# Task description
Would you quote every entry exactly, dropping only the pictures?
---*---
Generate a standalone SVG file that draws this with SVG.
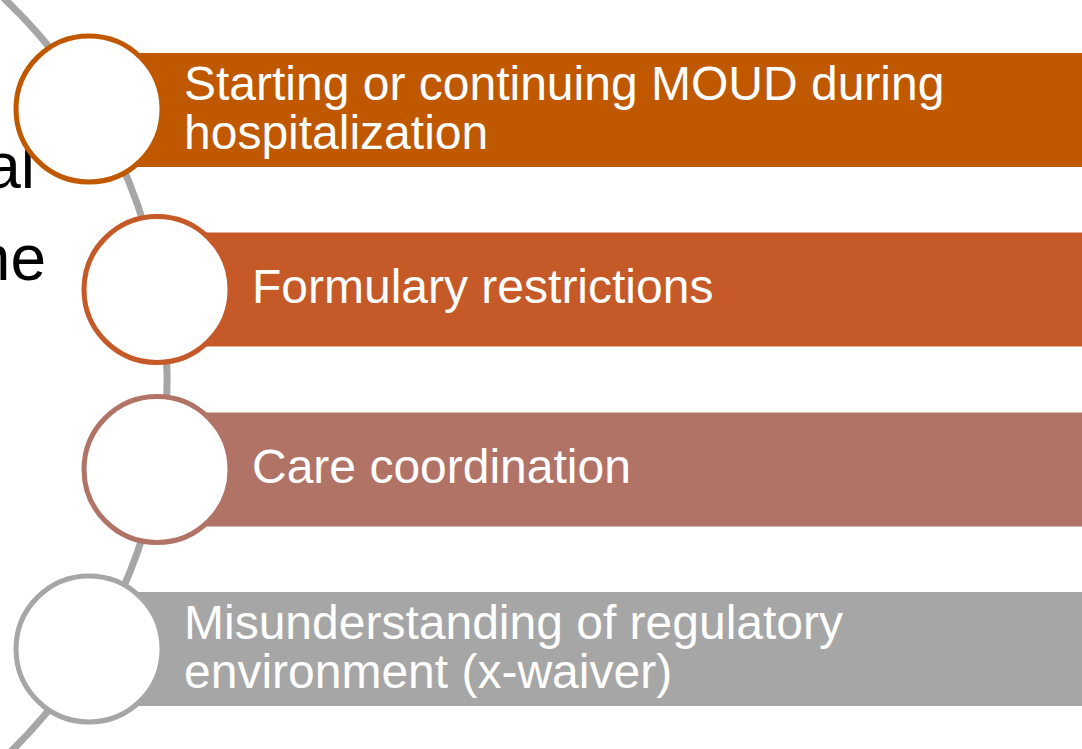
<svg xmlns="http://www.w3.org/2000/svg" width="1082" height="749" viewBox="0 0 1082 749">
  <style>
    .lbl { font-family: "Liberation Sans", Arial, sans-serif; font-size: 48px; fill: #FFFFFF; }
    .bg { font-family: "Liberation Sans", Arial, sans-serif; font-size: 64px; fill: #000000; text-anchor: end; }
    .ring { fill: #FFFFFF; stroke-width: 5; }
  </style>
  <rect width="1082" height="749" fill="#FFFFFF"/>
  <g id="background-text">
    <text class="bg" x="35" y="188">al</text>
    <text class="bg" x="46" y="280">ne</text>
  </g>
  <g id="connectors">
    <path d="M -5,-10 A 524 524 0 0 1 2,760" fill="none" stroke="#A6A6A6" stroke-width="7"/>
  </g>
  <g id="node1">
    <rect x="89" y="53" width="1000" height="114" fill="#C05800"/>
    <circle class="ring" cx="89" cy="109" r="73" stroke="#C05800"/>
    <text class="lbl" x="184" y="99.5">Starting or continuing MOUD during</text>
    <text class="lbl" x="184" y="148.5">hospitalization</text>
  </g>
  <g id="node2">
    <rect x="157" y="232.5" width="930" height="114" fill="#C55A28"/>
    <circle class="ring" cx="157" cy="289.5" r="73" stroke="#C55A28"/>
    <text class="lbl" x="252" y="303">Formulary restrictions</text>
  </g>
  <g id="node3">
    <rect x="157" y="412.5" width="930" height="114" fill="#B27367"/>
    <circle class="ring" cx="157" cy="469.5" r="73" stroke="#B27367"/>
    <text class="lbl" x="252" y="483">Care coordination</text>
  </g>
  <g id="node4">
    <rect x="89" y="592" width="1000" height="114" fill="#A6A6A6"/>
    <circle class="ring" cx="89" cy="649" r="73" stroke="#A6A6A6"/>
    <text class="lbl" x="184" y="638.5">Misunderstanding of regulatory</text>
    <text class="lbl" x="184" y="687.5">environment (x-waiver)</text>
  </g>
</svg>
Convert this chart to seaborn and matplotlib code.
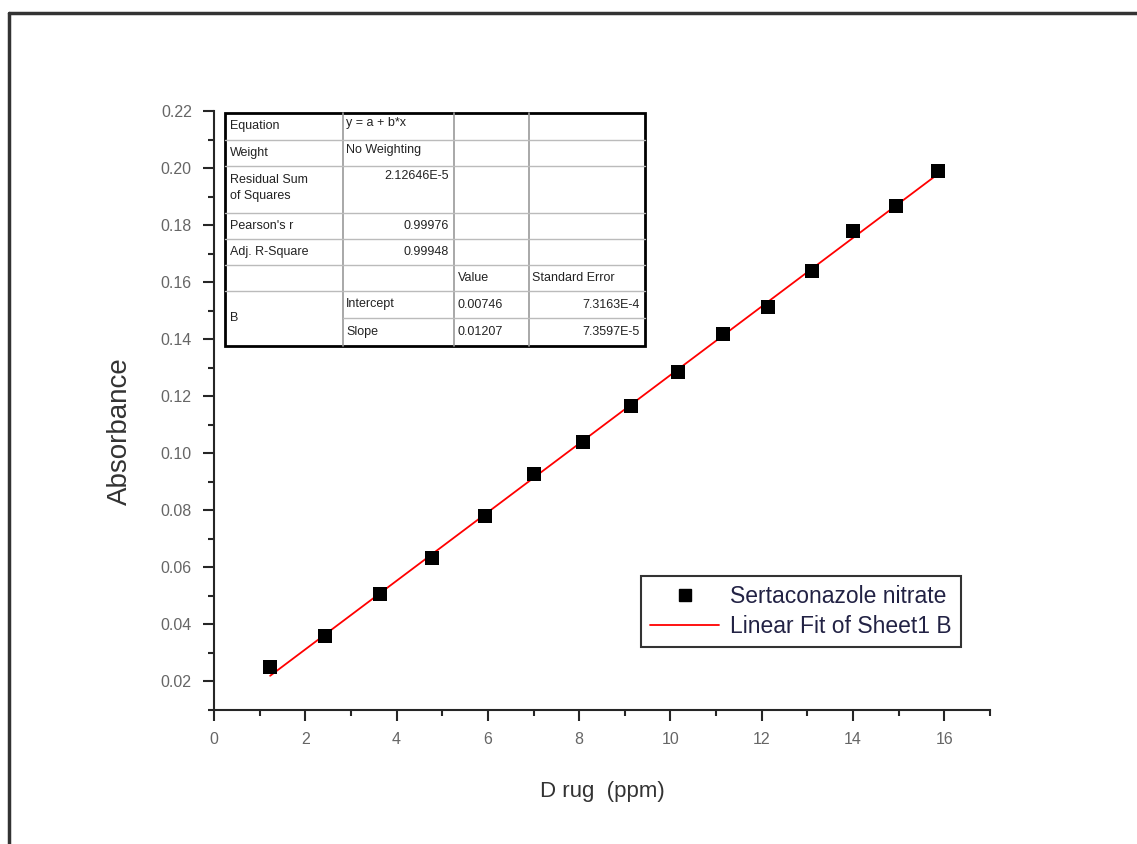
---*---
# Solution
Generate a standalone SVG file that draws this with SVG.
<svg xmlns="http://www.w3.org/2000/svg" width="1082" height="749" viewBox="0 0 1082 749">
  <style>
    .lbl { font-family: "Liberation Sans", Arial, sans-serif; font-size: 48px; fill: #FFFFFF; }
    .bg { font-family: "Liberation Sans", Arial, sans-serif; font-size: 64px; fill: #000000; text-anchor: end; }
    .ring { fill: #FFFFFF; stroke-width: 5; }
  </style>
  <rect width="1082" height="749" fill="#FFFFFF"/>
  <g id="background-text">
    <text class="bg" x="35" y="188">al</text>
    <text class="bg" x="46" y="280">ne</text>
  </g>
  <g id="connectors">
    <path d="M -5,-10 A 524 524 0 0 1 2,760" fill="none" stroke="#A6A6A6" stroke-width="7"/>
  </g>
  <g id="node1">
    <rect x="89" y="53" width="1000" height="114" fill="#C05800"/>
    <circle class="ring" cx="89" cy="109" r="73" stroke="#C05800"/>
    <text class="lbl" x="184" y="99.5">Starting or continuing MOUD during</text>
    <text class="lbl" x="184" y="148.5">hospitalization</text>
  </g>
  <g id="node2">
    <rect x="157" y="232.5" width="930" height="114" fill="#C55A28"/>
    <circle class="ring" cx="157" cy="289.5" r="73" stroke="#C55A28"/>
    <text class="lbl" x="252" y="303">Formulary restrictions</text>
  </g>
  <g id="node3">
    <rect x="157" y="412.5" width="930" height="114" fill="#B27367"/>
    <circle class="ring" cx="157" cy="469.5" r="73" stroke="#B27367"/>
    <text class="lbl" x="252" y="483">Care coordination</text>
  </g>
  <g id="node4">
    <rect x="89" y="592" width="1000" height="114" fill="#A6A6A6"/>
    <circle class="ring" cx="89" cy="649" r="73" stroke="#A6A6A6"/>
    <text class="lbl" x="184" y="638.5">Misunderstanding of regulatory</text>
    <text class="lbl" x="184" y="687.5">environment (x-waiver)</text>
  </g>
</svg>
Convert this chart to seaborn and matplotlib code.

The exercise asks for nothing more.